[START Material for this task]

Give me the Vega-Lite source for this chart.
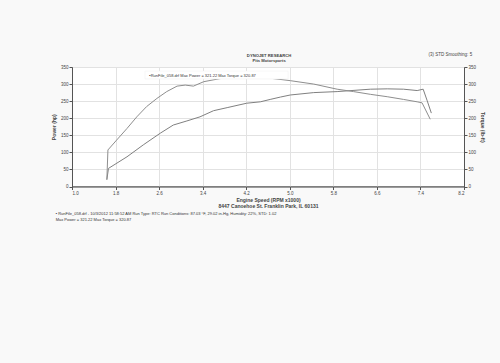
{
  "$schema": "https://vega.github.io/schema/vega-lite/v6.json",
  "autosize": "none",
  "width": 392,
  "height": 119.5,
  "padding": {"left": 72, "top": 67, "right": 36, "bottom": 176.5},
  "background": "#f9f9f9",
  "config": {
    "font": "Liberation Sans",
    "view": {"stroke": "#555", "fill": "#ffffff"},
    "axis": {"labelFontSize": 4.5, "titleFontSize": 5, "labelColor": "#444", "titleColor": "#444", "domainColor": "#555", "tickColor": "#555", "gridColor": "#e2e2e2", "tickSize": 3, "labelPadding": 1}
  },
  "datasets": {
    "curves": [
      {"rpm": 1.64, "value": 20, "series": "Torque"},
      {"rpm": 1.66, "value": 107, "series": "Torque"},
      {"rpm": 1.82, "value": 136, "series": "Torque"},
      {"rpm": 2.01, "value": 170, "series": "Torque"},
      {"rpm": 2.19, "value": 204, "series": "Torque"},
      {"rpm": 2.37, "value": 234, "series": "Torque"},
      {"rpm": 2.56, "value": 258, "series": "Torque"},
      {"rpm": 2.74, "value": 278, "series": "Torque"},
      {"rpm": 2.93, "value": 294, "series": "Torque"},
      {"rpm": 3.08, "value": 297, "series": "Torque"},
      {"rpm": 3.23, "value": 294, "series": "Torque"},
      {"rpm": 3.42, "value": 307, "series": "Torque"},
      {"rpm": 3.72, "value": 316, "series": "Torque"},
      {"rpm": 4.05, "value": 320, "series": "Torque"},
      {"rpm": 4.35, "value": 321, "series": "Torque"},
      {"rpm": 4.65, "value": 317, "series": "Torque"},
      {"rpm": 5.01, "value": 310, "series": "Torque"},
      {"rpm": 5.44, "value": 300, "series": "Torque"},
      {"rpm": 5.87, "value": 285, "series": "Torque"},
      {"rpm": 6.17, "value": 278, "series": "Torque"},
      {"rpm": 6.48, "value": 270, "series": "Torque"},
      {"rpm": 6.79, "value": 263, "series": "Torque"},
      {"rpm": 7.09, "value": 255, "series": "Torque"},
      {"rpm": 7.34, "value": 248, "series": "Torque"},
      {"rpm": 7.43, "value": 245, "series": "Torque"},
      {"rpm": 7.58, "value": 197, "series": "Torque"},
      {"rpm": 1.64, "value": 20, "series": "Power"},
      {"rpm": 1.67, "value": 53, "series": "Power"},
      {"rpm": 2.01, "value": 87, "series": "Power"},
      {"rpm": 2.31, "value": 122, "series": "Power"},
      {"rpm": 2.62, "value": 156, "series": "Power"},
      {"rpm": 2.86, "value": 180, "series": "Power"},
      {"rpm": 3.11, "value": 192, "series": "Power"},
      {"rpm": 3.35, "value": 204, "series": "Power"},
      {"rpm": 3.60, "value": 222, "series": "Power"},
      {"rpm": 3.85, "value": 231, "series": "Power"},
      {"rpm": 4.21, "value": 244, "series": "Power"},
      {"rpm": 4.46, "value": 248, "series": "Power"},
      {"rpm": 4.64, "value": 255, "series": "Power"},
      {"rpm": 4.83, "value": 262, "series": "Power"},
      {"rpm": 5.01, "value": 268, "series": "Power"},
      {"rpm": 5.44, "value": 275, "series": "Power"},
      {"rpm": 5.87, "value": 278, "series": "Power"},
      {"rpm": 6.48, "value": 285, "series": "Power"},
      {"rpm": 6.79, "value": 286, "series": "Power"},
      {"rpm": 7.09, "value": 285, "series": "Power"},
      {"rpm": 7.34, "value": 281, "series": "Power"},
      {"rpm": 7.45, "value": 285, "series": "Power"},
      {"rpm": 7.52, "value": 253, "series": "Power"},
      {"rpm": 7.60, "value": 215, "series": "Power"}
    ]
  },
  "resolve": {"scale": {"y": "shared"}, "axis": {"y": "independent"}},
  "layer": [
    {
      "data": {"name": "curves"},
      "transform": [{"filter": "datum.series === 'Power'"}],
      "mark": {"type": "line", "color": "#808080", "strokeWidth": 1},
      "encoding": {
        "x": {"field": "rpm", "type": "quantitative", "scale": {"domain": [1.0, 8.2], "nice": false, "zero": false},
              "axis": {"values": [1.0, 1.8, 2.6, 3.4, 4.2, 5.0, 5.8, 6.6, 7.4, 8.2], "format": ".1f", "title": ["Engine Speed (RPM x1000)", "8447 Canoehoe St.  Franklin Park, IL  60131"], "titleFontWeight": "bold", "titlePadding": 2, "titleLineHeight": 6}},
        "y": {"field": "value", "type": "quantitative", "scale": {"domain": [0, 350], "nice": false},
              "axis": {"values": [0, 50, 100, 150, 200, 250, 300, 350], "title": "Power (hp)", "titlePadding": 4}}
      }
    },
    {
      "data": {"name": "curves"},
      "transform": [{"filter": "datum.series === 'Torque'"}],
      "mark": {"type": "line", "color": "#8e8e8e", "strokeWidth": 1},
      "encoding": {
        "x": {"field": "rpm", "type": "quantitative"},
        "y": {"field": "value", "type": "quantitative",
              "axis": {"orient": "right", "values": [0, 50, 100, 150, 200, 250, 300, 350], "grid": false, "title": "Torque (lb-ft)", "titleAngle": 90, "titlePadding": 4}}
      }
    },
    {
      "data": {"values": [{}]},
      "mark": {"type": "rect", "fill": "#ffffff", "stroke": "#eeeeee", "strokeWidth": 0.5},
      "encoding": {
        "x": {"datum": 2.34, "type": "quantitative"},
        "x2": {"datum": 4.97},
        "y": {"datum": 315, "type": "quantitative", "axis": null},
        "y2": {"datum": 338}
      }
    },
    {
      "data": {"values": [{}]},
      "mark": {"type": "text", "text": "▪RunFile_058.drf Max Power = 321.22    Max Torque = 320.87", "fontSize": 4, "align": "left", "baseline": "middle", "color": "#333"},
      "encoding": {
        "x": {"datum": 2.42, "type": "quantitative"},
        "y": {"datum": 324, "type": "quantitative", "axis": null}
      }
    },
    {
      "data": {"values": [{}]},
      "mark": {"type": "text", "text": ["DYNOJET RESEARCH", "Pits Motorsports"], "fontSize": 4.2, "fontWeight": "bold", "lineHeight": 5, "align": "center", "baseline": "middle", "color": "#444"},
      "encoding": {
        "x": {"datum": 4.62, "type": "quantitative"},
        "y": {"datum": 382, "type": "quantitative", "axis": null}
      }
    },
    {
      "data": {"values": [{}]},
      "mark": {"type": "text", "text": "(3) STD Smoothing: 5", "fontSize": 4.5, "align": "left", "baseline": "middle", "color": "#444"},
      "encoding": {
        "x": {"datum": 7.55, "type": "quantitative"},
        "y": {"datum": 386, "type": "quantitative", "axis": null}
      }
    },
    {
      "data": {"values": [{}]},
      "mark": {"type": "text", "text": ["▪ RunFile_058.drf - 10/3/2012 11:58:52 AM  Run Type: RTC  Run Conditions: 87.03 °F, 29.02 in-Hg,  Humidity: 22%, STD: 1.02", "    Max Power = 321.22  Max Torque = 320.87"], "fontSize": 4, "lineHeight": 6, "align": "left", "baseline": "middle", "color": "#333"},
      "encoding": {
        "x": {"datum": 0.7, "type": "quantitative"},
        "y": {"datum": -81, "type": "quantitative", "axis": null}
      }
    }
  ]
}
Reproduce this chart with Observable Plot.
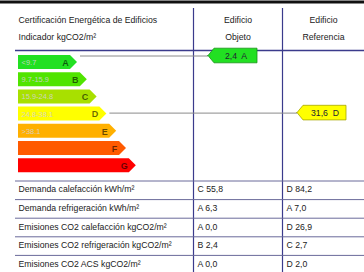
<!DOCTYPE html>
<html><head><meta charset="utf-8">
<script src="https://cdn.jsdelivr.net/npm/d3@7"></script>
<script src="https://cdn.jsdelivr.net/npm/@observablehq/plot@0.6"></script>
<style>body{margin:0;background:#fff}</style>
</head><body><div id="chart"></div>
<script>
// ---- data ----
const classes = ["A", "B", "C", "D", "E", "F", "G"];
const ranges = ["<9.7", "9.7-15.9", "15.9-24.8", "24.8-38.1", ">38.1", "", ""];
const classColors = ["#22e022", "#50e400", "#a8e000", "#ffff00", "#ffb000", "#ff5a00", "#ff0000"];
const titleLines = ["Certificación Energética de Edificios", "Indicador kgCO2/m²"];
const objetoHeader = ["Edificio", "Objeto"];
const referenciaHeader = ["Edificio", "Referencia"];
const objetoIndicator = {value: "2,4", cls: "A"};
const referenciaIndicator = {value: "31,6", cls: "D"};
const rowLabels = [
  "Demanda calefacción kWh/m²",
  "Demanda refrigeración kWh/m²",
  "Emisiones CO2 calefacción kgCO2/m²",
  "Emisiones CO2 refrigeración kgCO2/m²",
  "Emisiones CO2 ACS kgCO2/m²"
];
const objetoCells = ["C 55,8", "A 6,3", "A 0,0", "B 2,4", "A 0,0"];
const referenciaCells = ["D 84,2", "A 7,0", "D 26,9", "C 2,7", "D 2,0"];

// ---- layout ----
const W = 364, H = 272;
const font = "Liberation Sans, Arial, sans-serif";
const fs = 8.7;
const col1 = 193, col2 = 282;
const barX0 = 18, rowTop0 = 55, rowStep = 17.2, rowH = 14, tip0 = 77, tipStep = 9.8, tipLen = 7;
const rowTopY = i => rowTop0 + i * rowStep;
const rowMidY = i => rowTopY(i) + rowH / 2;
const tipX = i => tip0 + i * tipStep;

const classArea = classes.flatMap((c, i) => [
  {c, x: barX0, y1: rowTopY(i), y2: rowTopY(i) + rowH},
  {c, x: tipX(i) - tipLen, y1: rowTopY(i), y2: rowTopY(i) + rowH},
  {c, x: tipX(i), y1: rowMidY(i), y2: rowMidY(i)}
]);
const classInfo = classes.map((c, i) => ({c, i, range: ranges[i], color: classColors[i]}));

function indicator(ind, tx, right, dy) {
  const i = classes.indexOf(ind.cls);
  const y = rowMidY(i) + dy;
  return {
    i, y, tx, right,
    color: classColors[i],
    label: `${ind.value}  ${ind.cls}`,
    pts: [
      {x: tx, y1: y, y2: y},
      {x: tx + 6, y1: y - 7.3, y2: y + 7.3},
      {x: right, y1: y - 7.3, y2: y + 7.3}
    ]
  };
}
const indObj = indicator(objetoIndicator, 208, 257, -6.5);
const indRef = indicator(referenciaIndicator, 297, 346, -1);

const tableRows = rowLabels.map((label, i) => ({label, obj: objetoCells[i], ref: referenciaCells[i], y: 189 + i * 18.7, line: 180.5 + i * 18.6}));

const navy = "#3b3b8c";

const chart = Plot.plot({
  width: W, height: H,
  margin: 0,
  x: {domain: [0, W], range: [0, W], axis: null},
  y: {domain: [0, H], range: [0, H], axis: null},
  style: {fontFamily: font, background: "#fff"},
  marks: [
    Plot.ruleY([1.5], {x1: 0, x2: W, stroke: "#111", strokeWidth: 3}),
    Plot.ruleX([col1, col2], {y1: 8, y2: H, stroke: navy, strokeWidth: 1.2}),
    Plot.ruleY([50], {x1: 15, x2: W, stroke: navy, strokeWidth: 1.4}),
    Plot.text(titleLines, {x: 18, y: (d, i) => 20 + i * 17, text: d => d, textAnchor: "start", fontSize: fs, fill: "#222"}),
    Plot.text(objetoHeader, {x: (col1 + col2) / 2, y: (d, i) => 20 + i * 17, text: d => d, fontSize: fs, fill: "#222"}),
    Plot.text(referenciaHeader, {x: (col2 + W) / 2, y: (d, i) => 20 + i * 17, text: d => d, fontSize: fs, fill: "#222"}),
    ...classInfo.map(ci => Plot.area(classArea.filter(d => d.c === ci.c), {x1: "x", y1: "y1", y2: "y2", fill: ci.color, curve: "linear"})),
    Plot.text(classInfo, {x: barX0 + 3, y: d => rowMidY(d.i), text: "range", textAnchor: "start", fontSize: 7.5, fill: "#d2d2d2", fillOpacity: 0.9}),
    Plot.text(classInfo, {x: d => tipX(d.i) - 12, y: d => rowMidY(d.i) + 0.5, text: "c", fontSize: 9, fontWeight: "bold", fill: "#000", fillOpacity: 0.6}),
    ...[indObj, indRef].map(ind => Plot.ruleY([ind.y], {x1: tipX(ind.i) + 3, x2: ind.tx, stroke: "#8a8a8a", strokeWidth: 1})),
    ...[indObj, indRef].map(ind => Plot.area(ind.pts, {x1: "x", y1: "y1", y2: "y2", fill: ind.color, stroke: d3.color(ind.color).darker(1.2).formatHex(), strokeWidth: 0.8, curve: "linear"})),
    Plot.text([indObj, indRef], {x: d => (d.tx + 6 + d.right) / 2, y: d => d.y + 0.5, text: "label", fontSize: fs, fill: "#223", fontWeight: "500"}),
    Plot.ruleY(tableRows, {y: "line", x1: 15, x2: W, stroke: "#6a6a9a", strokeWidth: 1}),
    Plot.text(tableRows, {x: 18, y: "y", text: "label", textAnchor: "start", fontSize: fs, fill: "#222"}),
    Plot.text(tableRows, {x: col1 + 4, y: "y", text: "obj", textAnchor: "start", fontSize: fs, fill: "#222"}),
    Plot.text(tableRows, {x: col2 + 4, y: "y", text: "ref", textAnchor: "start", fontSize: fs, fill: "#222"})
  ]
});
document.getElementById("chart").append(chart);
</script>
</body></html>
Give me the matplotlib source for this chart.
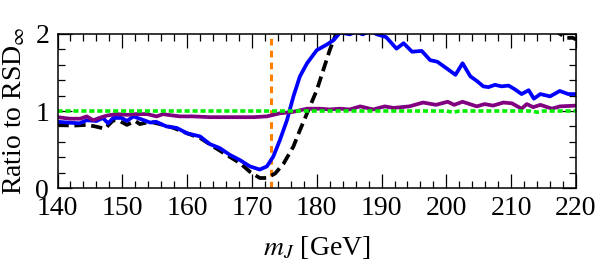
import numpy as np
import matplotlib
matplotlib.use("Agg")
import matplotlib.pyplot as plt
from matplotlib.ticker import MultipleLocator

plt.rcParams["font.family"] = "Liberation Serif"
plt.rcParams["mathtext.fontset"] = "stix"

# blue curve
blue_x = [140, 141.5, 143.4, 144.5, 146, 147, 147.8, 148.6, 149.9, 150.7, 151.7, 153, 154.3,
          155.2, 156.8, 158.4, 160, 162, 163.5, 165, 166.6, 168.2, 169.7, 171.2, 172.3, 173.3,
          174.3, 175.4, 176.4, 177.4, 178.5, 180, 181.5, 182.6, 183.6, 185.1, 186, 187.1, 188.2,
          189.3, 190.7, 192.3, 193.4, 194.7, 196.2, 197.5, 198.6, 200.1, 201.4, 202.5, 203.7,
          204.7, 205.7, 206.5, 207.5, 208.5, 209.6, 210.6, 211.6, 212.7, 213.5, 214.5, 216,
          217.5, 218.8, 220]
blue_y = [0.86, 0.85, 0.84, 0.88, 0.87, 0.91, 0.84, 0.91, 0.91, 0.87, 0.93, 0.89, 0.85,
          0.86, 0.80, 0.78, 0.71, 0.67, 0.57, 0.52, 0.43, 0.36, 0.28, 0.24, 0.28, 0.41,
          0.62, 0.88, 1.19, 1.45, 1.62, 1.79, 1.86, 1.92, 2.02, 1.995, 2.03, 1.995, 2.04,
          1.995, 1.96, 1.81, 1.88, 1.77, 1.78, 1.66, 1.64, 1.55, 1.47, 1.62, 1.45,
          1.39, 1.32, 1.31, 1.34, 1.32, 1.33, 1.28, 1.22, 1.27, 1.16, 1.22, 1.19,
          1.26, 1.22, 1.22]

# black dashed curve
black_x = [140, 142.4, 144.5, 145.8, 147.3, 148.6, 149.6, 150.7, 152, 152.7, 154.3, 155.8,
           157.9, 160, 162, 164, 166.1, 168.2, 169.7, 171.2, 172.3, 173.6, 174.9, 176.4,
           177.4, 178.5, 180, 181, 182, 183, 184, 186, 190, 195, 200, 205, 210, 215, 217,
           218.5, 219.5, 220]
black_y = [0.82, 0.81, 0.82, 0.80, 0.77, 0.88, 0.87, 0.82, 0.87, 0.83, 0.86, 0.83,
           0.78, 0.71, 0.65, 0.54, 0.43, 0.32, 0.21, 0.13, 0.13, 0.19, 0.32, 0.54,
           0.75, 0.97, 1.27, 1.53, 1.79, 2.01, 2.2, 2.4, 2.6, 2.6, 2.5, 2.35, 2.2, 2.08, 2.03,
           1.95, 1.95, 1.93]

# purple curve
purple_x = [140, 141.9, 143.5, 144.5, 145.5, 146.8, 147.6, 149.1, 150.7, 152.2, 153.8, 155.3,
            156.3, 157, 158.9, 160.9, 163.5, 167.1, 170.2, 172.3, 174.3, 176.4, 178.5, 180.5,
            182, 183.6, 185.1, 186.7, 188.7, 190.5, 191.8, 194.3, 196.4, 198.4, 200.2, 201.2,
            202.5, 204.7, 205.9, 207.2, 208.8, 210.1, 211.6, 212.4, 213.4, 214.5, 216.3,
            217.5, 220]
purple_y = [0.92, 0.90, 0.90, 0.93, 0.88, 0.92, 0.94, 0.96, 0.95, 0.96, 0.96, 0.93,
            0.96, 0.95, 0.93, 0.93, 0.92, 0.92, 0.92, 0.93, 0.97, 0.99, 1.03, 1.03,
            1.02, 1.03, 1.02, 1.06, 1.02, 1.06, 1.04, 1.06, 1.11, 1.08, 1.12, 1.08,
            1.12, 1.06, 1.09, 1.07, 1.11, 1.10, 1.03, 1.09, 1.05, 1.08, 1.03,
            1.06, 1.07]

# green dotted reference
green_x = [140, 150, 160, 170, 180, 190, 200, 201, 202, 213, 214, 215, 220]
green_y = [1.0, 1.0, 1.0, 1.0, 1.0, 1.0, 1.0, 0.985, 1.0, 1.0, 0.985, 1.0, 1.0]

top_mass = 173

fig = plt.figure(figsize=(5.98, 2.66), dpi=100)
ax = fig.add_axes([0.0962, 0.2932, 0.867, 0.579])

ax.axvline(top_mass, color="#ff8000", lw=2.2, linestyle=(0, (2.2, 1.7)))
ax.plot(black_x, black_y, color="black", lw=2.7, linestyle=(0, (3, 1.5)))
ax.plot(blue_x, blue_y, color="#0000ff", lw=2.7)
ax.plot(purple_x, purple_y, color="#800080", lw=2.7)
ax.plot(green_x, green_y, color="#00ee00", lw=2.6, linestyle=(0, (1.4, 0.8)))

ax.set_xlim(140, 220)
ax.set_ylim(0, 2)
ax.xaxis.set_major_locator(MultipleLocator(10))
ax.xaxis.set_minor_locator(MultipleLocator(2))
ax.yaxis.set_major_locator(MultipleLocator(1))
ax.yaxis.set_minor_locator(MultipleLocator(0.2))
ax.tick_params(which="both", direction="in", top=True, right=True, labelsize=20, width=0.9)
ax.tick_params(which="major", length=10, pad=6)
ax.tick_params(which="minor", length=5)
for s in ax.spines.values():
    s.set_linewidth(1.1)

ax.set_xlabel("$m_J$ [GeV]", fontsize=20, labelpad=9)
ax.set_ylabel("Ratio to RSD$_\\infty$", fontsize=20, labelpad=6)

fig.savefig("out.png", dpi=100)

[END Material for this task]

Your task
Check the records above line by line and tally those holding the string "Give". Answer with the number only.

Exercise result
2